_Instruction_: Repeat only the lines from the one containing "Write a component" through the one containing "import * as", exactly as written, both ends included.

_Material to process_:
━━━━━━━━━━━━━━━━━━━━
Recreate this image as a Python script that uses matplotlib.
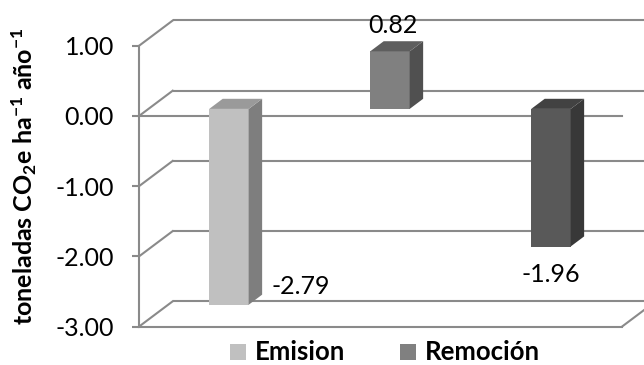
━━━━━━━━━━━━━━━━━━━━
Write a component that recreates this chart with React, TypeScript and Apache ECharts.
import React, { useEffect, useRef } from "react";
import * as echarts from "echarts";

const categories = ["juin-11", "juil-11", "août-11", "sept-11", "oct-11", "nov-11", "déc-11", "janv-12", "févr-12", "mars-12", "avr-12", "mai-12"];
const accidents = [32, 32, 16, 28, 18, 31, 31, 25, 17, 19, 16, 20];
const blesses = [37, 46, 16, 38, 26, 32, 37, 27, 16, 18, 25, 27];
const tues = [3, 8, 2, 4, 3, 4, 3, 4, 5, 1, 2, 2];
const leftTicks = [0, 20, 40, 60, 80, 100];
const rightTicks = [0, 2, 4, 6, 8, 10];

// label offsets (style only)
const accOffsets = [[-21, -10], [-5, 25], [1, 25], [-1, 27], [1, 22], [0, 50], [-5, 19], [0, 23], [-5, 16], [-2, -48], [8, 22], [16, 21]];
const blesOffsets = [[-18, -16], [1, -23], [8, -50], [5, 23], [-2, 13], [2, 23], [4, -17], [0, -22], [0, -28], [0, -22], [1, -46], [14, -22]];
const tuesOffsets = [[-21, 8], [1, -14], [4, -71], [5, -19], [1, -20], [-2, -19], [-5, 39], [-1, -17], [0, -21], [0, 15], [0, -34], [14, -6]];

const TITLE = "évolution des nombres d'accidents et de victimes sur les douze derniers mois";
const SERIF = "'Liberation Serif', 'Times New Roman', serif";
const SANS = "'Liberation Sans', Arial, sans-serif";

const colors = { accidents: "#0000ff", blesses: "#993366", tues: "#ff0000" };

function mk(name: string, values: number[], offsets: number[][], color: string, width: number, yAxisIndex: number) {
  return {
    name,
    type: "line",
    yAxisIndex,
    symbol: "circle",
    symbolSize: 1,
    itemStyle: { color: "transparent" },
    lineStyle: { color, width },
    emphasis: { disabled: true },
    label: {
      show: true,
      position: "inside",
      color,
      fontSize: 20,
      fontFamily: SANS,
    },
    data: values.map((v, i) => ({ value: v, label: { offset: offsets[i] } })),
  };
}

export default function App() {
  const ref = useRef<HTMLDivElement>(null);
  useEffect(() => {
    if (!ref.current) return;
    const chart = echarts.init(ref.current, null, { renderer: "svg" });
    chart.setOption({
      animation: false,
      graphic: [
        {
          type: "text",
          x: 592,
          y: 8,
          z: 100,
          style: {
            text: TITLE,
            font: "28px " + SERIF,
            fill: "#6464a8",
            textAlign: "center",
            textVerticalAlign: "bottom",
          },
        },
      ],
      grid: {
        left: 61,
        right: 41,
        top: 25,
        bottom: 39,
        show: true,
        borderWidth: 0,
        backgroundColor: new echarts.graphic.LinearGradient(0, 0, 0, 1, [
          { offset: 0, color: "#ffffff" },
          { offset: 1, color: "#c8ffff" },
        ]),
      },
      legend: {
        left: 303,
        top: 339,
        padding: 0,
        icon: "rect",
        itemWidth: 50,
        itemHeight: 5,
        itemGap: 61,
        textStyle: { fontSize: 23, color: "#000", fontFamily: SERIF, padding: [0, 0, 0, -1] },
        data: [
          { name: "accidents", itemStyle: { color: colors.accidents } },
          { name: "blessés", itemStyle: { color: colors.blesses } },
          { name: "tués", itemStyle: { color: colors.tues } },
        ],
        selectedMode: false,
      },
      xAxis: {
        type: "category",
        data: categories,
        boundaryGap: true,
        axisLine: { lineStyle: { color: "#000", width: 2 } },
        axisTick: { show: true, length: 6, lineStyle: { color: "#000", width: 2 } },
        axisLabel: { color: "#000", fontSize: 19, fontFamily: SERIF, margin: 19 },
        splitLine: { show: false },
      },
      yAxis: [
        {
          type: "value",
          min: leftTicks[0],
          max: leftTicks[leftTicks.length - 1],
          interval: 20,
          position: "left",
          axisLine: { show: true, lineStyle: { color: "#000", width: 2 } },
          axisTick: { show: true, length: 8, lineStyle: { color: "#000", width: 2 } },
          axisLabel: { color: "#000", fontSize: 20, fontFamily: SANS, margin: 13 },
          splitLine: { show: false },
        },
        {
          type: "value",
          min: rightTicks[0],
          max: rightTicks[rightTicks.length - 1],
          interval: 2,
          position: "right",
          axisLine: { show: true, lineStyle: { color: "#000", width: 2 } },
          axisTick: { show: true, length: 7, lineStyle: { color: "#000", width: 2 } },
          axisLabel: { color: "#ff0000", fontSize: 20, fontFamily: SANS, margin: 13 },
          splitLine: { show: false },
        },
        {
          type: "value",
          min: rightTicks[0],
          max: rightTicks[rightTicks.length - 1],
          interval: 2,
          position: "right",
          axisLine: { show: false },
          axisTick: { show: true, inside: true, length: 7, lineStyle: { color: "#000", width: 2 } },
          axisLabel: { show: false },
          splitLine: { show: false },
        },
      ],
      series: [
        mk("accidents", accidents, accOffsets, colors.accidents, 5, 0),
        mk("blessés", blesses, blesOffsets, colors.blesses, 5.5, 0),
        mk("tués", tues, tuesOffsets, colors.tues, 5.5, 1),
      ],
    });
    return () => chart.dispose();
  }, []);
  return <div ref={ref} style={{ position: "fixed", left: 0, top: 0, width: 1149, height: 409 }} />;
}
━━━━━━━━━━━━━━━━━━━━
_Response to the exercise_:
Write a component that recreates this chart with React, TypeScript and Apache ECharts.
import React, { useEffect, useRef } from "react";
import * as echarts from "echarts";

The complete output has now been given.